▸ Given exercise:
Leave out every picture, and retype exactly the lines from the line with "Emit a component" through the line with "import * as", both ends included.
·····
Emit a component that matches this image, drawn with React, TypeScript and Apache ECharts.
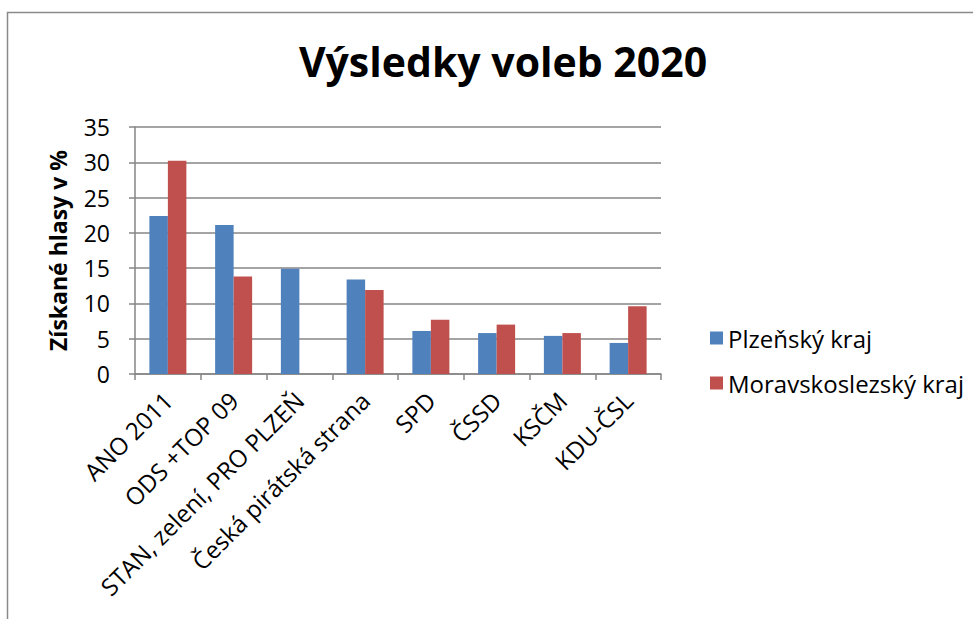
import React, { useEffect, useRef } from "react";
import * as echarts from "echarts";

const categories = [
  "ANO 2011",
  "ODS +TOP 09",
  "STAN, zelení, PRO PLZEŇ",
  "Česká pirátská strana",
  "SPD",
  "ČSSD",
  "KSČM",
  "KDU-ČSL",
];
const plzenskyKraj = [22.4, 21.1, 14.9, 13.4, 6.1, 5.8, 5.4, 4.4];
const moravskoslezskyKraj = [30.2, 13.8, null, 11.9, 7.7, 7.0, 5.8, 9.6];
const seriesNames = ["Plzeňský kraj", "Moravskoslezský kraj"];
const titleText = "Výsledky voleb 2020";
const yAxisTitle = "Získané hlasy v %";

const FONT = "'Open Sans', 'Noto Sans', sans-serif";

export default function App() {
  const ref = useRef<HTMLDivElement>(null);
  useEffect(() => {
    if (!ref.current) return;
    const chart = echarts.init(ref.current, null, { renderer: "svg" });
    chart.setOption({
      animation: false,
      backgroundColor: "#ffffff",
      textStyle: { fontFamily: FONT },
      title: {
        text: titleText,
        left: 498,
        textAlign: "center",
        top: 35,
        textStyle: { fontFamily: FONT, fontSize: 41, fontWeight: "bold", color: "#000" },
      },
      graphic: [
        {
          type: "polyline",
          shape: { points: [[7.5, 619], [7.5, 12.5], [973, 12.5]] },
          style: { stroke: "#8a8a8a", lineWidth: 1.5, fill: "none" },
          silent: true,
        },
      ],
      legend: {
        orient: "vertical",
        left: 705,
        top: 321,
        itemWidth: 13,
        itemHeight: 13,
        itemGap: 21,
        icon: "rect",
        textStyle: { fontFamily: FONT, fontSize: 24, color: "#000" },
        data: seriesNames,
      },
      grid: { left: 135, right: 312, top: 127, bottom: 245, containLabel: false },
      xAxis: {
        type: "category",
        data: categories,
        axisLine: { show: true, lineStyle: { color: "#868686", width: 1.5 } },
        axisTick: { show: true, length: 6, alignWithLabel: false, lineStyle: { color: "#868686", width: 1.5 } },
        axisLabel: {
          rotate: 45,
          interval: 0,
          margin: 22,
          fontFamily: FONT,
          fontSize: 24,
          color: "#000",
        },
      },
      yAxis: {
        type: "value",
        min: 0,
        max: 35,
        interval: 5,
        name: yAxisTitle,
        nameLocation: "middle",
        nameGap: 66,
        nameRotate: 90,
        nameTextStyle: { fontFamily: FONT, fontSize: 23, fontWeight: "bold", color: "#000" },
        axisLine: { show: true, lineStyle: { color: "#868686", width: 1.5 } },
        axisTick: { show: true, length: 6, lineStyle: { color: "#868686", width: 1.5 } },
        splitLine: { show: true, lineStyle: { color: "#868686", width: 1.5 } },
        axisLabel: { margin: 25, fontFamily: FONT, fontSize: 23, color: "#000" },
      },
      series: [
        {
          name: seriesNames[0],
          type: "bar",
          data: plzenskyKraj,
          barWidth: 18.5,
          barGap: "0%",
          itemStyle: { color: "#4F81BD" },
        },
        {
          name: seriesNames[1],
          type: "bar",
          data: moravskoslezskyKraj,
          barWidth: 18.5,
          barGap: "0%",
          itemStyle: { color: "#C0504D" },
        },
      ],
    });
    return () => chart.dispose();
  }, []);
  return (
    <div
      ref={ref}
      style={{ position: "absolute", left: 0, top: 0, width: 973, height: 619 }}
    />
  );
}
·····
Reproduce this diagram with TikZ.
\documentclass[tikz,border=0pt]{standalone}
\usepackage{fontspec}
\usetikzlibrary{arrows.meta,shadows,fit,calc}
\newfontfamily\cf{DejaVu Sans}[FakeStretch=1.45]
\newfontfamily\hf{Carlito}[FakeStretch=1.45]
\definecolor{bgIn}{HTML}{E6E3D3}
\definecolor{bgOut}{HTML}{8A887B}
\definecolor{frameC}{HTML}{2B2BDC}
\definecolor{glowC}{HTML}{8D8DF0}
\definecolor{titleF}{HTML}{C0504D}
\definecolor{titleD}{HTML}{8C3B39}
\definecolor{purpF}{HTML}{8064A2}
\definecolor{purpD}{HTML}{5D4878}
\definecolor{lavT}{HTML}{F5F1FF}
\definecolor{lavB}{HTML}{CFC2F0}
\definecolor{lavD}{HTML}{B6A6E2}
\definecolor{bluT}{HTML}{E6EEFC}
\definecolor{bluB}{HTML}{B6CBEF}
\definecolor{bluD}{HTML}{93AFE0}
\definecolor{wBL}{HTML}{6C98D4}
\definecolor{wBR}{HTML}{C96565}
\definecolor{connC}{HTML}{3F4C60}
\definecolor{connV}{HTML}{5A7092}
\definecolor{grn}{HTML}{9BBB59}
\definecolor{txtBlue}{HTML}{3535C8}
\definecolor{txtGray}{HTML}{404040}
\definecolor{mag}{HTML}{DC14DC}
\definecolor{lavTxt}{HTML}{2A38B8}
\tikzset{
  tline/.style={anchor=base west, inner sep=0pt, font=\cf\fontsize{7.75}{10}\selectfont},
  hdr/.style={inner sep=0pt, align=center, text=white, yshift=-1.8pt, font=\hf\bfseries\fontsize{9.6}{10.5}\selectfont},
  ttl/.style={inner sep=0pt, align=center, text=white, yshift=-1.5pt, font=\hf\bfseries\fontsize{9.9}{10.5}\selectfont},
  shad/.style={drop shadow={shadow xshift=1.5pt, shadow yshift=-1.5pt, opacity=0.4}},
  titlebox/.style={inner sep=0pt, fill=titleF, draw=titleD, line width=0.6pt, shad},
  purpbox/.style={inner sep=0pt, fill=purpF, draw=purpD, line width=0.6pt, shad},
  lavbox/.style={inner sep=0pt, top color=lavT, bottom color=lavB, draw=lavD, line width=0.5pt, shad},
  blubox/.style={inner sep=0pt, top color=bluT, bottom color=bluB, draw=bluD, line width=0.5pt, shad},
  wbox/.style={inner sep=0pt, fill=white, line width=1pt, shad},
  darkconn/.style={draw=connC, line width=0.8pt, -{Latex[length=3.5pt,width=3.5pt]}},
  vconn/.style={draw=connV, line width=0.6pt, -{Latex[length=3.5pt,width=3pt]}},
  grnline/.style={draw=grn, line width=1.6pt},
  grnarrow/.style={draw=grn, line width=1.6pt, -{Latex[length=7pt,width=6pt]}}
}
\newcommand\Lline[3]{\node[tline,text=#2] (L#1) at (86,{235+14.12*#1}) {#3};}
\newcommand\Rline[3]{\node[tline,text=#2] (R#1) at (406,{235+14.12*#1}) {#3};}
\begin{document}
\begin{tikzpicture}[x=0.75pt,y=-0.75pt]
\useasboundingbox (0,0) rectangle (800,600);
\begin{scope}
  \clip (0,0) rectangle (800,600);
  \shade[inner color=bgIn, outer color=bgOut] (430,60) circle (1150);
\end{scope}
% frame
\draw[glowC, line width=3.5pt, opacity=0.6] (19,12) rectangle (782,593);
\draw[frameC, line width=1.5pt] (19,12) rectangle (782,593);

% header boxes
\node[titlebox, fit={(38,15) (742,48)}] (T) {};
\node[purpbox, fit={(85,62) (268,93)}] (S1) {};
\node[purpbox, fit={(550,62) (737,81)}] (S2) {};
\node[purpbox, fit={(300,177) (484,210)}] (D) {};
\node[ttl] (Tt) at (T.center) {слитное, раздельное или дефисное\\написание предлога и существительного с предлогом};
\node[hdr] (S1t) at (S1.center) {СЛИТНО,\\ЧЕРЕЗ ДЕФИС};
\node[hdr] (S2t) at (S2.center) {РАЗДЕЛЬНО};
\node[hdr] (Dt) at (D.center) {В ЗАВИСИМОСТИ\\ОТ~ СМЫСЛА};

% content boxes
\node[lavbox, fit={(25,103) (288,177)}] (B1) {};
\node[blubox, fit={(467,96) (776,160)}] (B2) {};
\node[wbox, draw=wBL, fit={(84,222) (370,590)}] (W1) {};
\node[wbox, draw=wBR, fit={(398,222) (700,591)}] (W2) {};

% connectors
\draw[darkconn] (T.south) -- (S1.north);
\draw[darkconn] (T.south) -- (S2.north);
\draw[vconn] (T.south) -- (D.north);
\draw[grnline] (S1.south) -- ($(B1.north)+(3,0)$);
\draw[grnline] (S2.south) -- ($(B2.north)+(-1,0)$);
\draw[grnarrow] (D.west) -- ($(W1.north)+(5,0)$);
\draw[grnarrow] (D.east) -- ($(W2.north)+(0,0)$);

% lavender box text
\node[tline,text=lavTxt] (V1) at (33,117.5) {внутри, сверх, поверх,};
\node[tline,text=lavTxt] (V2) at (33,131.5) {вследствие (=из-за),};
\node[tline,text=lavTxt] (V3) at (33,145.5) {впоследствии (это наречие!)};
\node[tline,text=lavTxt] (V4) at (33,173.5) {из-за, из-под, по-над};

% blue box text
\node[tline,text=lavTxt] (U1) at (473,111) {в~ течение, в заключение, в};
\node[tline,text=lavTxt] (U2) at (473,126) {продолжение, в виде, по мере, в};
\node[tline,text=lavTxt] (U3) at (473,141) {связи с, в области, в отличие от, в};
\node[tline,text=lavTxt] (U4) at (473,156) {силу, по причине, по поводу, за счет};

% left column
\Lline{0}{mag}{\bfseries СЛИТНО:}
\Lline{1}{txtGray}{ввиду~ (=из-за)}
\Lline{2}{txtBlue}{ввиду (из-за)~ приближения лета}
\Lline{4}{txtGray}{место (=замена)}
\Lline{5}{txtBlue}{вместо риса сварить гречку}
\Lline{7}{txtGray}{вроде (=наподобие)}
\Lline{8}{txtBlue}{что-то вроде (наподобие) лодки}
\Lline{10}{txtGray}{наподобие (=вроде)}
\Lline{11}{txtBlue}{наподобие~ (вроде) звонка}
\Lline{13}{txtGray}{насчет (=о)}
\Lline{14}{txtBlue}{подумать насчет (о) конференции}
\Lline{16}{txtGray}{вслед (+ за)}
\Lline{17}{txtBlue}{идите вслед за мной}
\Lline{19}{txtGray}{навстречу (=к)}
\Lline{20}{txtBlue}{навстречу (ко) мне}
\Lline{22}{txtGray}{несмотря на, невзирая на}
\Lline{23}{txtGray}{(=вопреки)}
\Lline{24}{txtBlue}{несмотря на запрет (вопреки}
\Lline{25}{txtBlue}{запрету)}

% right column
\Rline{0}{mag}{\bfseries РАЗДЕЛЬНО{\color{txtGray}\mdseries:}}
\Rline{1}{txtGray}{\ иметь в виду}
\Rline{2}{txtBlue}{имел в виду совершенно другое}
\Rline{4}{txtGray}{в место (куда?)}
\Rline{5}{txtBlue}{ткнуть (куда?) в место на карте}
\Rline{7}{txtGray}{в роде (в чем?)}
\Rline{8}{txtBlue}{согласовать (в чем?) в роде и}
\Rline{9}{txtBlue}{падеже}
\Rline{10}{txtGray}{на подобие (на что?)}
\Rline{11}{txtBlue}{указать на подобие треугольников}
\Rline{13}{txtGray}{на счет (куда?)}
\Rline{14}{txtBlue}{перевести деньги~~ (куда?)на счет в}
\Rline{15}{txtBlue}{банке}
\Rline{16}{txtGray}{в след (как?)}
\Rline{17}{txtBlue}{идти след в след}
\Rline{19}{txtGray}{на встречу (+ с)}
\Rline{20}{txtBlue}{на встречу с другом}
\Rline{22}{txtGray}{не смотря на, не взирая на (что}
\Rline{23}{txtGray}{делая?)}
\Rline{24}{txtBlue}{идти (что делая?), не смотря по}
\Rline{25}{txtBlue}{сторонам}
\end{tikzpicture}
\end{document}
·····
▸ Written solution:
Emit a component that matches this image, drawn with React, TypeScript and Apache ECharts.
import React, { useEffect, useRef } from "react";
import * as echarts from "echarts";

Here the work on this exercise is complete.